§ **WORK TO DO**: Reproduce the material word for word; the images stay out.

§ **SOURCE MATERIAL**:
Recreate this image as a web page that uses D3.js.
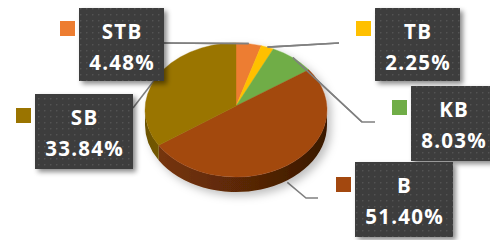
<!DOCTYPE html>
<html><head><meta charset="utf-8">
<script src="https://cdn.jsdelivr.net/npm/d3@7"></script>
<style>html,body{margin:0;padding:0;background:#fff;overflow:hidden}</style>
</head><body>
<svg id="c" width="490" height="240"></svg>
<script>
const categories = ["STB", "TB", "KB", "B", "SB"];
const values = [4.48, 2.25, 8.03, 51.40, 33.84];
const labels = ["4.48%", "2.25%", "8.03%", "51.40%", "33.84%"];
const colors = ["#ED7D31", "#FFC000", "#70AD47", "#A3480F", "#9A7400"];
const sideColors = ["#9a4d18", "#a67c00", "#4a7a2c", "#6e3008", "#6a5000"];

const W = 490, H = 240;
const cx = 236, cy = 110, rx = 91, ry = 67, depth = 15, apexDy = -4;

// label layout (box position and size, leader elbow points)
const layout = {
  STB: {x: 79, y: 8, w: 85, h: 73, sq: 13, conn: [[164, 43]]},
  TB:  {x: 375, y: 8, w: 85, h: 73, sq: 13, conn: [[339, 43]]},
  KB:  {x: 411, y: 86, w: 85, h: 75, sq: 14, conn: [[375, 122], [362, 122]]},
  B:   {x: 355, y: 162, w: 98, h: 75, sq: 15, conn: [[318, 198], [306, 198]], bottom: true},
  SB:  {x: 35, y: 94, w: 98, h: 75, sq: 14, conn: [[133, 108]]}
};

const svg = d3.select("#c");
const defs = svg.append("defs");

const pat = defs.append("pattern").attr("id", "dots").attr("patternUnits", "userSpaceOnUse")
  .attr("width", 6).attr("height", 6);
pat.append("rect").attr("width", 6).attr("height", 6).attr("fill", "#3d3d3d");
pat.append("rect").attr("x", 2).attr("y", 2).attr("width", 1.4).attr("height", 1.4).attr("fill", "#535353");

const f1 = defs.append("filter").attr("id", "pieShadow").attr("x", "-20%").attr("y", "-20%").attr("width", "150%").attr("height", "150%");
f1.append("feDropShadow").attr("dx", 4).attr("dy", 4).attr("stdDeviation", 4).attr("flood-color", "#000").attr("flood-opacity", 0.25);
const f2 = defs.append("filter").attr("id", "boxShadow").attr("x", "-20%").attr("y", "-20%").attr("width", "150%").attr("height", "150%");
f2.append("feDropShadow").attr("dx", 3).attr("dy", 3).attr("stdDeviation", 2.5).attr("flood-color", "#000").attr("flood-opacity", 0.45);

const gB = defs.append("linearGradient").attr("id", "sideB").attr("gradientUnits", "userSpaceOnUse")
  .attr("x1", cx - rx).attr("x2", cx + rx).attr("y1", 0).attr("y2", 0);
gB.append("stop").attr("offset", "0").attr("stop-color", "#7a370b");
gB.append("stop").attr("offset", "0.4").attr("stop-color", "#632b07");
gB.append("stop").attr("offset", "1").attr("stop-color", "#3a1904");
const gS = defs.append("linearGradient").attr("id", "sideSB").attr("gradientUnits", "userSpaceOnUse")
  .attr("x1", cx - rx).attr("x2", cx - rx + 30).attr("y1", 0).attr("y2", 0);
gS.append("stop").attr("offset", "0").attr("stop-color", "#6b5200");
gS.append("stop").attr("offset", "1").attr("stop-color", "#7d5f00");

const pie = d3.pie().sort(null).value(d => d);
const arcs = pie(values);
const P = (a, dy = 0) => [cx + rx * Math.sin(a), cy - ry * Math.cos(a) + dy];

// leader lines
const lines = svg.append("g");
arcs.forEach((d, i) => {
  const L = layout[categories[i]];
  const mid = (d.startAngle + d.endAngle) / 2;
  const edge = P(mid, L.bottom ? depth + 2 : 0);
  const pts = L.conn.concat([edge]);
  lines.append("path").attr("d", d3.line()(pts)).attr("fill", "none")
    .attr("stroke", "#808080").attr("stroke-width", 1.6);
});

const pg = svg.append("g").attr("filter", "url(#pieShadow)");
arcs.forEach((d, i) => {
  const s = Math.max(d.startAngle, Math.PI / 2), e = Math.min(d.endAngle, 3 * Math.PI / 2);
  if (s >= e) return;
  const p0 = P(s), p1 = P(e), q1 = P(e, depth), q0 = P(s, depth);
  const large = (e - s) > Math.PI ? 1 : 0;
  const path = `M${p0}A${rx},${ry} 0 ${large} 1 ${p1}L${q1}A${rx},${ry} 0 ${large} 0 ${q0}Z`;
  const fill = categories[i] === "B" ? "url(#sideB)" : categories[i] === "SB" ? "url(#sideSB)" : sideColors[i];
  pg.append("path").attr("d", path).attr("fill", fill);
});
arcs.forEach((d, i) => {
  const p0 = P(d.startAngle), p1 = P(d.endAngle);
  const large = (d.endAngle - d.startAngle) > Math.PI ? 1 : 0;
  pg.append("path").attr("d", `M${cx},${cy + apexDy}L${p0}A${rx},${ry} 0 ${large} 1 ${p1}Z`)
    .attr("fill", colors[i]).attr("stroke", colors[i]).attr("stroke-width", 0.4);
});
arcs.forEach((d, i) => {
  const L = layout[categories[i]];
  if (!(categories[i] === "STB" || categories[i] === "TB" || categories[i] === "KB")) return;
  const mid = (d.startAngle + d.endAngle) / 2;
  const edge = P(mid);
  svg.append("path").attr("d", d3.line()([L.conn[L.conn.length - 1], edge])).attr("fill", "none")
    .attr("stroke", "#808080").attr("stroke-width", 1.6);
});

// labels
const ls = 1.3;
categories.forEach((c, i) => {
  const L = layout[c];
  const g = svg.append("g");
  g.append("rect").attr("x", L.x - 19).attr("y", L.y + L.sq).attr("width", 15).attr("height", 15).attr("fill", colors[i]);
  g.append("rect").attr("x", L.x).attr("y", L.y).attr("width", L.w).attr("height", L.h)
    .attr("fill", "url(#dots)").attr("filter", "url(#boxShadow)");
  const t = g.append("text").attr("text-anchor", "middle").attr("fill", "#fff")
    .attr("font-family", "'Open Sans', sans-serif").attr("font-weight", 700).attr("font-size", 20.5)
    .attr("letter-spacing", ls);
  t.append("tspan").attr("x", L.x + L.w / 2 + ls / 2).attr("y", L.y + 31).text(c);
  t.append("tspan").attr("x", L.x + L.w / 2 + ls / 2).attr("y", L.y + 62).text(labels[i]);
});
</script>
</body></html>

§ **TASK RESPONSE**:
Recreate this image as a web page that uses D3.js.
<!DOCTYPE html>
<html><head><meta charset="utf-8">
<script src="https://cdn.jsdelivr.net/npm/d3@7"></script>
<style>html,body{margin:0;padding:0;background:#fff;overflow:hidden}</style>
</head><body>
<svg id="c" width="490" height="240"></svg>
<script>
const categories = ["STB", "TB", "KB", "B", "SB"];
const values = [4.48, 2.25, 8.03, 51.40, 33.84];
const labels = ["4.48%", "2.25%", "8.03%", "51.40%", "33.84%"];
const colors = ["#ED7D31", "#FFC000", "#70AD47", "#A3480F", "#9A7400"];
const sideColors = ["#9a4d18", "#a67c00", "#4a7a2c", "#6e3008", "#6a5000"];

const W = 490, H = 240;
const cx = 236, cy = 110, rx = 91, ry = 67, depth = 15, apexDy = -4;

// label layout (box position and size, leader elbow points)
const layout = {
  STB: {x: 79, y: 8, w: 85, h: 73, sq: 13, conn: [[164, 43]]},
  TB:  {x: 375, y: 8, w: 85, h: 73, sq: 13, conn: [[339, 43]]},
  KB:  {x: 411, y: 86, w: 85, h: 75, sq: 14, conn: [[375, 122], [362, 122]]},
  B:   {x: 355, y: 162, w: 98, h: 75, sq: 15, conn: [[318, 198], [306, 198]], bottom: true},
  SB:  {x: 35, y: 94, w: 98, h: 75, sq: 14, conn: [[133, 108]]}
};

const svg = d3.select("#c");
const defs = svg.append("defs");

const pat = defs.append("pattern").attr("id", "dots").attr("patternUnits", "userSpaceOnUse")
  .attr("width", 6).attr("height", 6);
pat.append("rect").attr("width", 6).attr("height", 6).attr("fill", "#3d3d3d");
pat.append("rect").attr("x", 2).attr("y", 2).attr("width", 1.4).attr("height", 1.4).attr("fill", "#535353");

const f1 = defs.append("filter").attr("id", "pieShadow").attr("x", "-20%").attr("y", "-20%").attr("width", "150%").attr("height", "150%");
f1.append("feDropShadow").attr("dx", 4).attr("dy", 4).attr("stdDeviation", 4).attr("flood-color", "#000").attr("flood-opacity", 0.25);
const f2 = defs.append("filter").attr("id", "boxShadow").attr("x", "-20%").attr("y", "-20%").attr("width", "150%").attr("height", "150%");
f2.append("feDropShadow").attr("dx", 3).attr("dy", 3).attr("stdDeviation", 2.5).attr("flood-color", "#000").attr("flood-opacity", 0.45);

const gB = defs.append("linearGradient").attr("id", "sideB").attr("gradientUnits", "userSpaceOnUse")
  .attr("x1", cx - rx).attr("x2", cx + rx).attr("y1", 0).attr("y2", 0);
gB.append("stop").attr("offset", "0").attr("stop-color", "#7a370b");
gB.append("stop").attr("offset", "0.4").attr("stop-color", "#632b07");
gB.append("stop").attr("offset", "1").attr("stop-color", "#3a1904");
const gS = defs.append("linearGradient").attr("id", "sideSB").attr("gradientUnits", "userSpaceOnUse")
  .attr("x1", cx - rx).attr("x2", cx - rx + 30).attr("y1", 0).attr("y2", 0);
gS.append("stop").attr("offset", "0").attr("stop-color", "#6b5200");
gS.append("stop").attr("offset", "1").attr("stop-color", "#7d5f00");

const pie = d3.pie().sort(null).value(d => d);
const arcs = pie(values);
const P = (a, dy = 0) => [cx + rx * Math.sin(a), cy - ry * Math.cos(a) + dy];

// leader lines
const lines = svg.append("g");
arcs.forEach((d, i) => {
  const L = layout[categories[i]];
  const mid = (d.startAngle + d.endAngle) / 2;
  const edge = P(mid, L.bottom ? depth + 2 : 0);
  const pts = L.conn.concat([edge]);
  lines.append("path").attr("d", d3.line()(pts)).attr("fill", "none")
    .attr("stroke", "#808080").attr("stroke-width", 1.6);
});

const pg = svg.append("g").attr("filter", "url(#pieShadow)");
arcs.forEach((d, i) => {
  const s = Math.max(d.startAngle, Math.PI / 2), e = Math.min(d.endAngle, 3 * Math.PI / 2);
  if (s >= e) return;
  const p0 = P(s), p1 = P(e), q1 = P(e, depth), q0 = P(s, depth);
  const large = (e - s) > Math.PI ? 1 : 0;
  const path = `M${p0}A${rx},${ry} 0 ${large} 1 ${p1}L${q1}A${rx},${ry} 0 ${large} 0 ${q0}Z`;
  const fill = categories[i] === "B" ? "url(#sideB)" : categories[i] === "SB" ? "url(#sideSB)" : sideColors[i];
  pg.append("path").attr("d", path).attr("fill", fill);
});
arcs.forEach((d, i) => {
  const p0 = P(d.startAngle), p1 = P(d.endAngle);
  const large = (d.endAngle - d.startAngle) > Math.PI ? 1 : 0;
  pg.append("path").attr("d", `M${cx},${cy + apexDy}L${p0}A${rx},${ry} 0 ${large} 1 ${p1}Z`)
    .attr("fill", colors[i]).attr("stroke", colors[i]).attr("stroke-width", 0.4);
});
arcs.forEach((d, i) => {
  const L = layout[categories[i]];
  if (!(categories[i] === "STB" || categories[i] === "TB" || categories[i] === "KB")) return;
  const mid = (d.startAngle + d.endAngle) / 2;
  const edge = P(mid);
  svg.append("path").attr("d", d3.line()([L.conn[L.conn.length - 1], edge])).attr("fill", "none")
    .attr("stroke", "#808080").attr("stroke-width", 1.6);
});

// labels
const ls = 1.3;
categories.forEach((c, i) => {
  const L = layout[c];
  const g = svg.append("g");
  g.append("rect").attr("x", L.x - 19).attr("y", L.y + L.sq).attr("width", 15).attr("height", 15).attr("fill", colors[i]);
  g.append("rect").attr("x", L.x).attr("y", L.y).attr("width", L.w).attr("height", L.h)
    .attr("fill", "url(#dots)").attr("filter", "url(#boxShadow)");
  const t = g.append("text").attr("text-anchor", "middle").attr("fill", "#fff")
    .attr("font-family", "'Open Sans', sans-serif").attr("font-weight", 700).attr("font-size", 20.5)
    .attr("letter-spacing", ls);
  t.append("tspan").attr("x", L.x + L.w / 2 + ls / 2).attr("y", L.y + 31).text(c);
  t.append("tspan").attr("x", L.x + L.w / 2 + ls / 2).attr("y", L.y + 62).text(labels[i]);
});
</script>
</body></html>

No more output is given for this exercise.